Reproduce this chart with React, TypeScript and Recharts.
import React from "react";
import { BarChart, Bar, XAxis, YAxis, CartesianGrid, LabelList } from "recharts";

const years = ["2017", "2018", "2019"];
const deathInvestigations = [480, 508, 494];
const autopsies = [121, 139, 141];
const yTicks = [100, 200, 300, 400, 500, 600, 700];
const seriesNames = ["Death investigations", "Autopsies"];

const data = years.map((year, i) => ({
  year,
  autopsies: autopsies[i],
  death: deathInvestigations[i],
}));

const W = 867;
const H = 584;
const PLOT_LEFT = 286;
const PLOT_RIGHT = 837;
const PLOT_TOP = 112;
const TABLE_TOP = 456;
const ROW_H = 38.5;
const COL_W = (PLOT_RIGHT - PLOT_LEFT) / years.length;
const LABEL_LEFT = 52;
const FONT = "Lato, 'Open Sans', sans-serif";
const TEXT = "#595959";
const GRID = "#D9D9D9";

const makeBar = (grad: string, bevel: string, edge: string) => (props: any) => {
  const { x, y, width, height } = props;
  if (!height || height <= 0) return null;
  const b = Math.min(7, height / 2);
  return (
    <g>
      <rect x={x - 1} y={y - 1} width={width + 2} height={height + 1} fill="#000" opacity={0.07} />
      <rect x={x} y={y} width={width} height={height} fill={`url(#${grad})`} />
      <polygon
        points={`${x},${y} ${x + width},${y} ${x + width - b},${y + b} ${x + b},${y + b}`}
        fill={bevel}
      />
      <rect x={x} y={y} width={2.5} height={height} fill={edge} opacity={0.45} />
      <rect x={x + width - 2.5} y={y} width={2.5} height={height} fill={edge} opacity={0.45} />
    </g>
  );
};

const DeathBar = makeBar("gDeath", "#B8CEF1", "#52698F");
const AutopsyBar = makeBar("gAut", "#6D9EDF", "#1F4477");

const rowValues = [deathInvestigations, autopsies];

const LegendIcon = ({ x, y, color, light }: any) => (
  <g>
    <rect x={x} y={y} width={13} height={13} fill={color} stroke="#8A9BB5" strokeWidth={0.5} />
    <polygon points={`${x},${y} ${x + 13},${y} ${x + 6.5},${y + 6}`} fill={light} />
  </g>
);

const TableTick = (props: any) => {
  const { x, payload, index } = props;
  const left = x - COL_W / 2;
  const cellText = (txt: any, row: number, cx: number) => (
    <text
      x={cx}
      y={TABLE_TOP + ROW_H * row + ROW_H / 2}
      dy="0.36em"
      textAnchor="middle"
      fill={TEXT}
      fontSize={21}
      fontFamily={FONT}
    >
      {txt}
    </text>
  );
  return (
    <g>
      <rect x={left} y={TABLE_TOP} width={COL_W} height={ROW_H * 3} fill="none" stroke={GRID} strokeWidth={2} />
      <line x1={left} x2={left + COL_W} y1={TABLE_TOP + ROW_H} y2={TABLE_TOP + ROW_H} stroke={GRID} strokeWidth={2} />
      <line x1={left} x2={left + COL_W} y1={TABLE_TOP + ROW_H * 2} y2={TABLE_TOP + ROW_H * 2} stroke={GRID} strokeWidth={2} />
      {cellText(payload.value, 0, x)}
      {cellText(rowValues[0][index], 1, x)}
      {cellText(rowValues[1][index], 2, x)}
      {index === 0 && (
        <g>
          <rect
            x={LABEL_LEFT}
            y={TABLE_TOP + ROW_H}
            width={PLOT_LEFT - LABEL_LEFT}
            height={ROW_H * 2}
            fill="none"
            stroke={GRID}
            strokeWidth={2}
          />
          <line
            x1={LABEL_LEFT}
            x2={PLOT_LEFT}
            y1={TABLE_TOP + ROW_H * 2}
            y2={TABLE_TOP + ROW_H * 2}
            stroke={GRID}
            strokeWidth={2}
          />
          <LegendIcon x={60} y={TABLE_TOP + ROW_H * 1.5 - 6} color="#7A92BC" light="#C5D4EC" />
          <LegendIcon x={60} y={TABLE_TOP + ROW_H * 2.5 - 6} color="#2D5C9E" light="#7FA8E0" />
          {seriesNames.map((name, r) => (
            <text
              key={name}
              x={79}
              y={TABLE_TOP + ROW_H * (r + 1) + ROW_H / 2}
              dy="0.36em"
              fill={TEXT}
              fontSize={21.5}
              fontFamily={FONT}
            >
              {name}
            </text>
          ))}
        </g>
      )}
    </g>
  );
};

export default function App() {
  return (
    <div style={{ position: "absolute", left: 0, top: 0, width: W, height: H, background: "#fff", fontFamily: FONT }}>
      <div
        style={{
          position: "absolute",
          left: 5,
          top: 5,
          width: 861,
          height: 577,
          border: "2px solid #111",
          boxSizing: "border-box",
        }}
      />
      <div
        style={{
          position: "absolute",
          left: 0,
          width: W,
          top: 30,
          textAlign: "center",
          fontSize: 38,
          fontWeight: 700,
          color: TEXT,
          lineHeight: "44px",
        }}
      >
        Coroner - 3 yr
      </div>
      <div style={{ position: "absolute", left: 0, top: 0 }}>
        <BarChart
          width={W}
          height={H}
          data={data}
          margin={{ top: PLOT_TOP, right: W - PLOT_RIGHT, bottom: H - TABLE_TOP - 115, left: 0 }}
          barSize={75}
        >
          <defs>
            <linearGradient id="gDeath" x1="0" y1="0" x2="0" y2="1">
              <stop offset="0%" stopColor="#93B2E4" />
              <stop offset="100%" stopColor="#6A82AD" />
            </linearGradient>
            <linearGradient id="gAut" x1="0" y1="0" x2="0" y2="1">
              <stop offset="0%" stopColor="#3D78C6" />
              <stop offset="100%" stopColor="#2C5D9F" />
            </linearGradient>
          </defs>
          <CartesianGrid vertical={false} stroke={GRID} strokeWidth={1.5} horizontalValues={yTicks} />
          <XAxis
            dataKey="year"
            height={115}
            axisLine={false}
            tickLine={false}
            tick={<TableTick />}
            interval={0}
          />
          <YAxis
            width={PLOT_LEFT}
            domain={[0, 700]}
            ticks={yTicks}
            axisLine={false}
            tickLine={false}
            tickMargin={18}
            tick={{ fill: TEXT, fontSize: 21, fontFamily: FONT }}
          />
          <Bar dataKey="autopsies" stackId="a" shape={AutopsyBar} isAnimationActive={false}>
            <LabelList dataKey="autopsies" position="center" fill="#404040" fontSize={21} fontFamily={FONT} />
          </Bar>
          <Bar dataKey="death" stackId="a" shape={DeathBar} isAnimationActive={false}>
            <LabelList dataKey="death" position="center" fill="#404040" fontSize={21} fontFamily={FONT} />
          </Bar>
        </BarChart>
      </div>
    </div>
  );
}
######
Exercise task:
Repeat the data verbatim.

Solution:
Reproduce this chart with React, TypeScript and Recharts.
import React from "react";
import { BarChart, Bar, XAxis, YAxis, CartesianGrid, LabelList } from "recharts";

const years = ["2017", "2018", "2019"];
const deathInvestigations = [480, 508, 494];
const autopsies = [121, 139, 141];
const yTicks = [100, 200, 300, 400, 500, 600, 700];
const seriesNames = ["Death investigations", "Autopsies"];

const data = years.map((year, i) => ({
  year,
  autopsies: autopsies[i],
  death: deathInvestigations[i],
}));

const W = 867;
const H = 584;
const PLOT_LEFT = 286;
const PLOT_RIGHT = 837;
const PLOT_TOP = 112;
const TABLE_TOP = 456;
const ROW_H = 38.5;
const COL_W = (PLOT_RIGHT - PLOT_LEFT) / years.length;
const LABEL_LEFT = 52;
const FONT = "Lato, 'Open Sans', sans-serif";
const TEXT = "#595959";
const GRID = "#D9D9D9";

const makeBar = (grad: string, bevel: string, edge: string) => (props: any) => {
  const { x, y, width, height } = props;
  if (!height || height <= 0) return null;
  const b = Math.min(7, height / 2);
  return (
    <g>
      <rect x={x - 1} y={y - 1} width={width + 2} height={height + 1} fill="#000" opacity={0.07} />
      <rect x={x} y={y} width={width} height={height} fill={`url(#${grad})`} />
      <polygon
        points={`${x},${y} ${x + width},${y} ${x + width - b},${y + b} ${x + b},${y + b}`}
        fill={bevel}
      />
      <rect x={x} y={y} width={2.5} height={height} fill={edge} opacity={0.45} />
      <rect x={x + width - 2.5} y={y} width={2.5} height={height} fill={edge} opacity={0.45} />
    </g>
  );
};

const DeathBar = makeBar("gDeath", "#B8CEF1", "#52698F");
const AutopsyBar = makeBar("gAut", "#6D9EDF", "#1F4477");

const rowValues = [deathInvestigations, autopsies];

const LegendIcon = ({ x, y, color, light }: any) => (
  <g>
    <rect x={x} y={y} width={13} height={13} fill={color} stroke="#8A9BB5" strokeWidth={0.5} />
    <polygon points={`${x},${y} ${x + 13},${y} ${x + 6.5},${y + 6}`} fill={light} />
  </g>
);

const TableTick = (props: any) => {
  const { x, payload, index } = props;
  const left = x - COL_W / 2;
  const cellText = (txt: any, row: number, cx: number) => (
    <text
      x={cx}
      y={TABLE_TOP + ROW_H * row + ROW_H / 2}
      dy="0.36em"
      textAnchor="middle"
      fill={TEXT}
      fontSize={21}
      fontFamily={FONT}
    >
      {txt}
    </text>
  );
  return (
    <g>
      <rect x={left} y={TABLE_TOP} width={COL_W} height={ROW_H * 3} fill="none" stroke={GRID} strokeWidth={2} />
      <line x1={left} x2={left + COL_W} y1={TABLE_TOP + ROW_H} y2={TABLE_TOP + ROW_H} stroke={GRID} strokeWidth={2} />
      <line x1={left} x2={left + COL_W} y1={TABLE_TOP + ROW_H * 2} y2={TABLE_TOP + ROW_H * 2} stroke={GRID} strokeWidth={2} />
      {cellText(payload.value, 0, x)}
      {cellText(rowValues[0][index], 1, x)}
      {cellText(rowValues[1][index], 2, x)}
      {index === 0 && (
        <g>
          <rect
            x={LABEL_LEFT}
            y={TABLE_TOP + ROW_H}
            width={PLOT_LEFT - LABEL_LEFT}
            height={ROW_H * 2}
            fill="none"
            stroke={GRID}
            strokeWidth={2}
          />
          <line
            x1={LABEL_LEFT}
            x2={PLOT_LEFT}
            y1={TABLE_TOP + ROW_H * 2}
            y2={TABLE_TOP + ROW_H * 2}
            stroke={GRID}
            strokeWidth={2}
          />
          <LegendIcon x={60} y={TABLE_TOP + ROW_H * 1.5 - 6} color="#7A92BC" light="#C5D4EC" />
          <LegendIcon x={60} y={TABLE_TOP + ROW_H * 2.5 - 6} color="#2D5C9E" light="#7FA8E0" />
          {seriesNames.map((name, r) => (
            <text
              key={name}
              x={79}
              y={TABLE_TOP + ROW_H * (r + 1) + ROW_H / 2}
              dy="0.36em"
              fill={TEXT}
              fontSize={21.5}
              fontFamily={FONT}
            >
              {name}
            </text>
          ))}
        </g>
      )}
    </g>
  );
};

export default function App() {
  return (
    <div style={{ position: "absolute", left: 0, top: 0, width: W, height: H, background: "#fff", fontFamily: FONT }}>
      <div
        style={{
          position: "absolute",
          left: 5,
          top: 5,
          width: 861,
          height: 577,
          border: "2px solid #111",
          boxSizing: "border-box",
        }}
      />
      <div
        style={{
          position: "absolute",
          left: 0,
          width: W,
          top: 30,
          textAlign: "center",
          fontSize: 38,
          fontWeight: 700,
          color: TEXT,
          lineHeight: "44px",
        }}
      >
        Coroner - 3 yr
      </div>
      <div style={{ position: "absolute", left: 0, top: 0 }}>
        <BarChart
          width={W}
          height={H}
          data={data}
          margin={{ top: PLOT_TOP, right: W - PLOT_RIGHT, bottom: H - TABLE_TOP - 115, left: 0 }}
          barSize={75}
        >
          <defs>
            <linearGradient id="gDeath" x1="0" y1="0" x2="0" y2="1">
              <stop offset="0%" stopColor="#93B2E4" />
              <stop offset="100%" stopColor="#6A82AD" />
            </linearGradient>
            <linearGradient id="gAut" x1="0" y1="0" x2="0" y2="1">
              <stop offset="0%" stopColor="#3D78C6" />
              <stop offset="100%" stopColor="#2C5D9F" />
            </linearGradient>
          </defs>
          <CartesianGrid vertical={false} stroke={GRID} strokeWidth={1.5} horizontalValues={yTicks} />
          <XAxis
            dataKey="year"
            height={115}
            axisLine={false}
            tickLine={false}
            tick={<TableTick />}
            interval={0}
          />
          <YAxis
            width={PLOT_LEFT}
            domain={[0, 700]}
            ticks={yTicks}
            axisLine={false}
            tickLine={false}
            tickMargin={18}
            tick={{ fill: TEXT, fontSize: 21, fontFamily: FONT }}
          />
          <Bar dataKey="autopsies" stackId="a" shape={AutopsyBar} isAnimationActive={false}>
            <LabelList dataKey="autopsies" position="center" fill="#404040" fontSize={21} fontFamily={FONT} />
          </Bar>
          <Bar dataKey="death" stackId="a" shape={DeathBar} isAnimationActive={false}>
            <LabelList dataKey="death" position="center" fill="#404040" fontSize={21} fontFamily={FONT} />
          </Bar>
        </BarChart>
      </div>
    </div>
  );
}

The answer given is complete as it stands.